Do this:
Retype the listing that follows, exactly as written.

Data block:
--- Start ---

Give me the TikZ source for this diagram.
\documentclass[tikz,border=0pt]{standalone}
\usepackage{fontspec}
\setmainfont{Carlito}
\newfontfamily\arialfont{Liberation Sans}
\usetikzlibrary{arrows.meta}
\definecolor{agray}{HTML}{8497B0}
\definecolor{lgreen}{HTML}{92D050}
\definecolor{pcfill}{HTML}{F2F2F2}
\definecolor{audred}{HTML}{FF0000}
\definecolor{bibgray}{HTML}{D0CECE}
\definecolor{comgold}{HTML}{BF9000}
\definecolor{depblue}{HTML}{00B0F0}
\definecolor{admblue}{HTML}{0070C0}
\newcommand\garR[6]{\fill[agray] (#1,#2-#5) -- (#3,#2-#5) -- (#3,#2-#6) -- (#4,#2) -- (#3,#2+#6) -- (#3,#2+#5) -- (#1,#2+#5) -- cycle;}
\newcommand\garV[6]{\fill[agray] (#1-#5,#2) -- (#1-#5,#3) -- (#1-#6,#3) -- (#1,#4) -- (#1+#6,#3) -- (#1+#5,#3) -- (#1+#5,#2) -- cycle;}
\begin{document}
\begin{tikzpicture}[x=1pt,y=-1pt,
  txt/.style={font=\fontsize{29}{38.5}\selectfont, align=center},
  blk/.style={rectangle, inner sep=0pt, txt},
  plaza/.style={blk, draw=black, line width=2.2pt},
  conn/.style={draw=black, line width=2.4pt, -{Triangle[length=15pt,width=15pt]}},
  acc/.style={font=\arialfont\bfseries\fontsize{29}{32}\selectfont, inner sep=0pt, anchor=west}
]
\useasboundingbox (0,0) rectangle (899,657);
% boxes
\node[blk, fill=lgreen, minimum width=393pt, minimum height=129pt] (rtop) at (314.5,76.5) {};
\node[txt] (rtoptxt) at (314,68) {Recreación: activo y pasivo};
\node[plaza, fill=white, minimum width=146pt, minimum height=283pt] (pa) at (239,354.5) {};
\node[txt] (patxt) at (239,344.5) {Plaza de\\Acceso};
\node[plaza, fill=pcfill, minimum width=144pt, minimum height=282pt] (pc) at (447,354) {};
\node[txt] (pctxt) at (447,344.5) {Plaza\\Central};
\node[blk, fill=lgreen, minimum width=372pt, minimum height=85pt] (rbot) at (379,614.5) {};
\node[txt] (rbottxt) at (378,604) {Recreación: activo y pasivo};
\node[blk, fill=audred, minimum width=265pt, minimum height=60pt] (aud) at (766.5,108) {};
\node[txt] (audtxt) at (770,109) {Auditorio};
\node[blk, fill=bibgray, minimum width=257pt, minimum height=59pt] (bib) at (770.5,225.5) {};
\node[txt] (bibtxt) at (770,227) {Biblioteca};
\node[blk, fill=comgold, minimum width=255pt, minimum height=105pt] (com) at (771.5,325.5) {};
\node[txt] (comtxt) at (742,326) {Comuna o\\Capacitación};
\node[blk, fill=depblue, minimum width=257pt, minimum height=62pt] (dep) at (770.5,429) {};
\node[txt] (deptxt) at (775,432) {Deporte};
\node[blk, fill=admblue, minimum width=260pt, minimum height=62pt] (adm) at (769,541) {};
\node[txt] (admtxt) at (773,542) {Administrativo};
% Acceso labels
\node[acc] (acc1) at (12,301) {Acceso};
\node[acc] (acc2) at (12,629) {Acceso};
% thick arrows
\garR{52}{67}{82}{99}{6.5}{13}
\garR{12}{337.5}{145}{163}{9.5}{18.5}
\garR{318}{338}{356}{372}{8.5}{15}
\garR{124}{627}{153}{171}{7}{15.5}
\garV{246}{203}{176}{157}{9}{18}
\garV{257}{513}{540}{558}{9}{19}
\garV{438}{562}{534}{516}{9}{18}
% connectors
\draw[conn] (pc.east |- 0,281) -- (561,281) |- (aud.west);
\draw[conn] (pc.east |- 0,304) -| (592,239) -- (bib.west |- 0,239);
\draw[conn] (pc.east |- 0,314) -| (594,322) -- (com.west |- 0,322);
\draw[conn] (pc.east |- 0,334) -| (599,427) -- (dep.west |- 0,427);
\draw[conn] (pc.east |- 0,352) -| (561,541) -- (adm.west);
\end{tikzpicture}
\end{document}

--- End ---

The solution:
Give me the TikZ source for this diagram.
\documentclass[tikz,border=0pt]{standalone}
\usepackage{fontspec}
\setmainfont{Carlito}
\newfontfamily\arialfont{Liberation Sans}
\usetikzlibrary{arrows.meta}
\definecolor{agray}{HTML}{8497B0}
\definecolor{lgreen}{HTML}{92D050}
\definecolor{pcfill}{HTML}{F2F2F2}
\definecolor{audred}{HTML}{FF0000}
\definecolor{bibgray}{HTML}{D0CECE}
\definecolor{comgold}{HTML}{BF9000}
\definecolor{depblue}{HTML}{00B0F0}
\definecolor{admblue}{HTML}{0070C0}
\newcommand\garR[6]{\fill[agray] (#1,#2-#5) -- (#3,#2-#5) -- (#3,#2-#6) -- (#4,#2) -- (#3,#2+#6) -- (#3,#2+#5) -- (#1,#2+#5) -- cycle;}
\newcommand\garV[6]{\fill[agray] (#1-#5,#2) -- (#1-#5,#3) -- (#1-#6,#3) -- (#1,#4) -- (#1+#6,#3) -- (#1+#5,#3) -- (#1+#5,#2) -- cycle;}
\begin{document}
\begin{tikzpicture}[x=1pt,y=-1pt,
  txt/.style={font=\fontsize{29}{38.5}\selectfont, align=center},
  blk/.style={rectangle, inner sep=0pt, txt},
  plaza/.style={blk, draw=black, line width=2.2pt},
  conn/.style={draw=black, line width=2.4pt, -{Triangle[length=15pt,width=15pt]}},
  acc/.style={font=\arialfont\bfseries\fontsize{29}{32}\selectfont, inner sep=0pt, anchor=west}
]
\useasboundingbox (0,0) rectangle (899,657);
% boxes
\node[blk, fill=lgreen, minimum width=393pt, minimum height=129pt] (rtop) at (314.5,76.5) {};
\node[txt] (rtoptxt) at (314,68) {Recreación: activo y pasivo};
\node[plaza, fill=white, minimum width=146pt, minimum height=283pt] (pa) at (239,354.5) {};
\node[txt] (patxt) at (239,344.5) {Plaza de\\Acceso};
\node[plaza, fill=pcfill, minimum width=144pt, minimum height=282pt] (pc) at (447,354) {};
\node[txt] (pctxt) at (447,344.5) {Plaza\\Central};
\node[blk, fill=lgreen, minimum width=372pt, minimum height=85pt] (rbot) at (379,614.5) {};
\node[txt] (rbottxt) at (378,604) {Recreación: activo y pasivo};
\node[blk, fill=audred, minimum width=265pt, minimum height=60pt] (aud) at (766.5,108) {};
\node[txt] (audtxt) at (770,109) {Auditorio};
\node[blk, fill=bibgray, minimum width=257pt, minimum height=59pt] (bib) at (770.5,225.5) {};
\node[txt] (bibtxt) at (770,227) {Biblioteca};
\node[blk, fill=comgold, minimum width=255pt, minimum height=105pt] (com) at (771.5,325.5) {};
\node[txt] (comtxt) at (742,326) {Comuna o\\Capacitación};
\node[blk, fill=depblue, minimum width=257pt, minimum height=62pt] (dep) at (770.5,429) {};
\node[txt] (deptxt) at (775,432) {Deporte};
\node[blk, fill=admblue, minimum width=260pt, minimum height=62pt] (adm) at (769,541) {};
\node[txt] (admtxt) at (773,542) {Administrativo};
% Acceso labels
\node[acc] (acc1) at (12,301) {Acceso};
\node[acc] (acc2) at (12,629) {Acceso};
% thick arrows
\garR{52}{67}{82}{99}{6.5}{13}
\garR{12}{337.5}{145}{163}{9.5}{18.5}
\garR{318}{338}{356}{372}{8.5}{15}
\garR{124}{627}{153}{171}{7}{15.5}
\garV{246}{203}{176}{157}{9}{18}
\garV{257}{513}{540}{558}{9}{19}
\garV{438}{562}{534}{516}{9}{18}
% connectors
\draw[conn] (pc.east |- 0,281) -- (561,281) |- (aud.west);
\draw[conn] (pc.east |- 0,304) -| (592,239) -- (bib.west |- 0,239);
\draw[conn] (pc.east |- 0,314) -| (594,322) -- (com.west |- 0,322);
\draw[conn] (pc.east |- 0,334) -| (599,427) -- (dep.west |- 0,427);
\draw[conn] (pc.east |- 0,352) -| (561,541) -- (adm.west);
\end{tikzpicture}
\end{document}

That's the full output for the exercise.